Błogosławcie tych, którzy was prześladują. Błogosławcie, a nie złorzeczcie. Weselcie się z tymi, którzy się weselą, płaczcie z tymi, którzy płaczą. Bądźcie między sobą jednomyślni. Nie gońcie za wielkością, lecz niech was pociąga to, co pokorne. Nie uważajcie sami siebie za mądrych. Nikomu złem za zło nie odpłacajcie. Starajcie się dobrze czynić wszystkim ludziom. Jeżeli to jest możliwe, o ile to od was zależy, żyjcie w zgodzie ze wszystkimi ludźmi. Umiłowani, nie wymierzajcie sami sobie sprawiedliwości, lecz pozostawcie to pomście [Bożej]. Napisano bowiem: Do Mnie należy pomsta, Ja wymierzę zapłatę – mówi Pan – ale: Jeżeli nieprzyjaciel twój cierpi głód – nakarm go. Jeżeli pragnie – napój go. Tak bowiem czyniąc, węgle żarzące zgromadzisz nad jego głową.

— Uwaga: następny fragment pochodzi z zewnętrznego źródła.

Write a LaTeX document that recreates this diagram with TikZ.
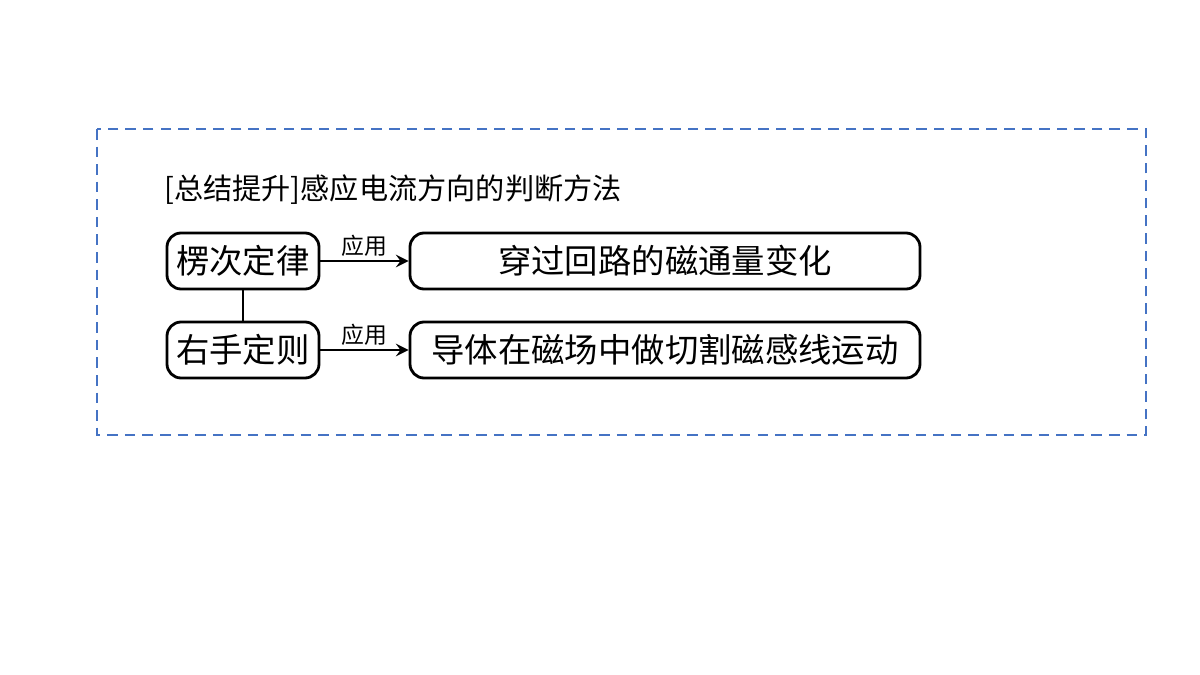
\documentclass[tikz,border=0pt]{standalone}
\usepackage{fontspec}
\setmainfont{Noto Sans CJK SC}
\usetikzlibrary{positioning}
\definecolor{framebl}{rgb}{0.27,0.45,0.77}
\tikzset{
  rule/.style={draw,rounded corners=4pt,line width=0.8pt,minimum height=0.56cm,inner sep=0pt,font=\fontsize{9.5}{10}\selectfont},
  apply/.style={-stealth,line width=0.6pt},
  lab/.style={above,font=\fontsize{6.5}{7}\selectfont,inner sep=1pt}
}
\begin{document}
\begin{tikzpicture}
\useasboundingbox (0,0) rectangle (12,-6.75);
\draw[framebl,densely dashed,line width=0.6pt] (0.97,-1.29) rectangle (11.46,-4.35);
\node[anchor=west,font=\fontsize{8.3}{9}\selectfont] (title) at (1.52,-1.90) {[总结提升]感应电流方向的判断方法};
\node[rule,minimum width=1.52cm] (lenz) at (2.43,-2.61) {楞次定律};
\node[rule,minimum width=1.52cm] (right) at (2.43,-3.50) {右手定则};
\node[rule,minimum width=5.10cm] (flux) at (6.65,-2.61) {穿过回路的磁通量变化};
\node[rule,minimum width=5.10cm] (cut) at (6.65,-3.50) {导体在磁场中做切割磁感线运动};
\draw[line width=0.6pt] (lenz) -- (right);
\draw[apply] (lenz) -- node[lab] {应用} (flux);
\draw[apply] (right) -- node[lab] {应用} (cut);
\end{tikzpicture}
\end{document}
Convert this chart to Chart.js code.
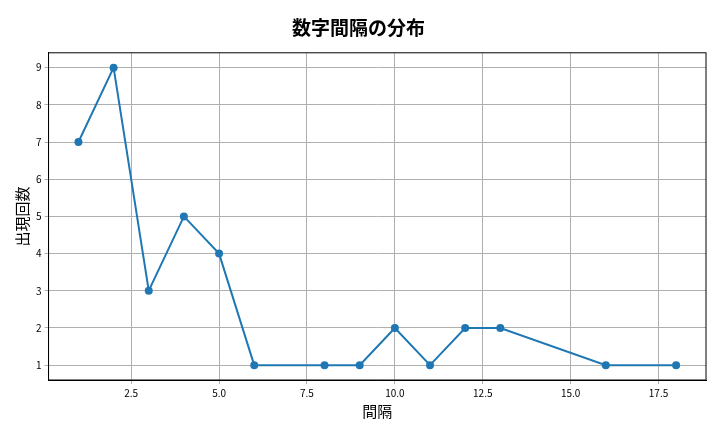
<!DOCTYPE html>
<html>
<head>
<meta charset="utf-8">
<script src="https://cdn.jsdelivr.net/npm/chart.js@4"></script>
<style>
  body { margin: 0; background: #fff; }
  #wrap { width: 720px; height: 432px; }
</style>
</head>
<body>
<div id="wrap"><canvas id="c" width="720" height="432"></canvas></div>
<script>
const gaps = [1, 2, 3, 4, 5, 6, 8, 9, 10, 11, 12, 13, 16, 18];
const counts = [7, 9, 3, 5, 4, 1, 1, 1, 2, 1, 2, 2, 1, 1];
const xTicks = [2.5, 5.0, 7.5, 10.0, 12.5, 15.0, 17.5];

const font = "'Noto Sans CJK JP', 'Noto Sans', sans-serif";
Chart.defaults.font.family = font;
Chart.defaults.color = '#000';

// full frame around the plot area
const frame = {
  id: 'frame',
  afterDraw(chart) {
    const { ctx, chartArea: a } = chart;
    ctx.save();
    ctx.strokeStyle = '#000';
    ctx.lineWidth = 1;
    ctx.strokeRect(a.left, a.top, a.right - a.left, a.bottom - a.top);
    ctx.restore();
  }
};

new Chart(document.getElementById('c'), {
  type: 'line',
  data: {
    datasets: [{
      data: gaps.map((g, i) => ({ x: g, y: counts[i] })),
      borderColor: '#1f77b4',
      backgroundColor: '#1f77b4',
      borderWidth: 2,
      pointRadius: 3,
      tension: 0
    }]
  },
  options: {
    responsive: false,
    animation: false,
    layout: { padding: { left: 11, right: 14, top: 8, bottom: 12 } },
    plugins: {
      legend: { display: false },
      title: { display: true, text: '数字間隔の分布', font: { size: 19, weight: 'bold' }, padding: { top: 8, bottom: 14 } }
    },
    scales: {
      x: {
        type: 'linear', min: 0.15, max: 18.85,
        afterBuildTicks: s => { s.ticks = xTicks.map(v => ({ value: v })); },
        ticks: { font: { size: 10 }, callback: v => v.toFixed(1) },
        grid: { color: '#b0b0b0', tickLength: 4 },
        border: { color: '#000' },
        title: { display: true, text: '間隔', font: { size: 15 }, padding: 0 }
      },
      y: {
        min: 0.6, max: 9.4,
        afterBuildTicks: s => { s.ticks = [1,2,3,4,5,6,7,8,9].map(v => ({ value: v })); },
        ticks: { font: { size: 10 } },
        grid: { color: '#b0b0b0', tickLength: 4 },
        border: { color: '#000' },
        title: { display: true, text: '出現回数', font: { size: 15 }, padding: 2 }
      }
    }
  },
  plugins: [frame]
});
</script>
</body>
</html>
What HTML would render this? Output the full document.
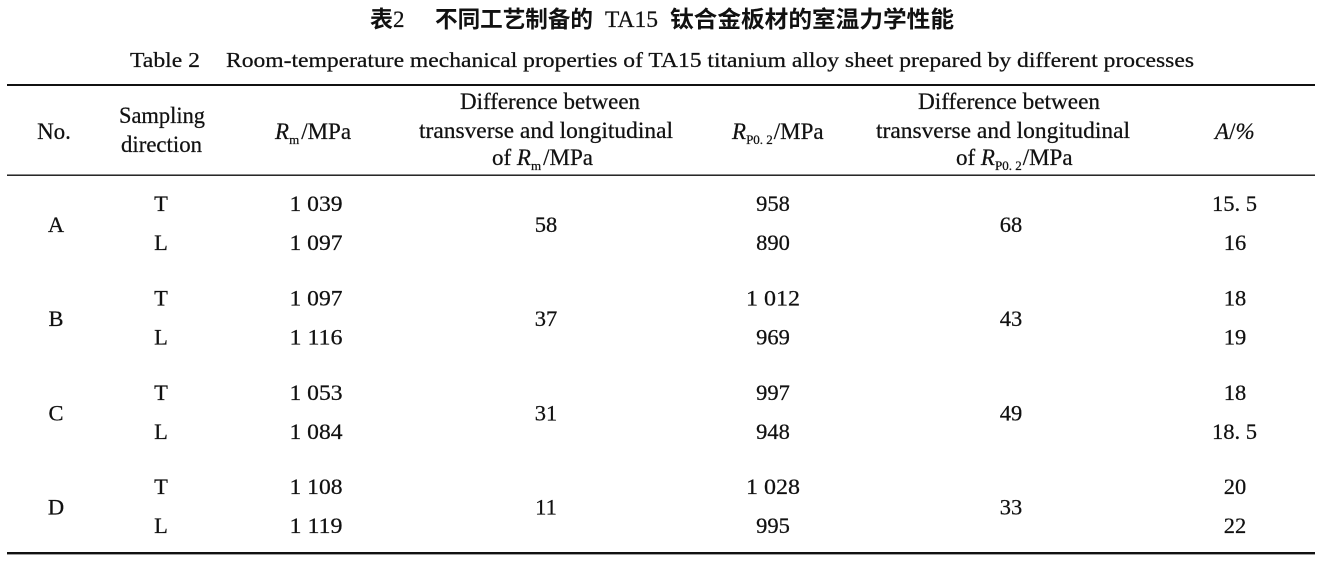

Nie daj się zwyciężyć złu, ale zło dobrem zwyciężaj.
Zapamiętaj:
Jakże wspaniale być nagrodzonym za wytrwałość w czynieniu dzieł miłosierdzia, które są niczym innym, jak tylko dobrem w ludzkiej postaci! Szukajmy więc w sobie wrażliwości, dzięki której dostrzeżemy potrzeby drugiego człowieka ( nawet takiego, który wielokrotnie nas skrzywdził i zranił). Prawdziwa miłość „nie pamięta złego”. Prawdziwa miłość jest ziemską posługą, pokorą i skromnością.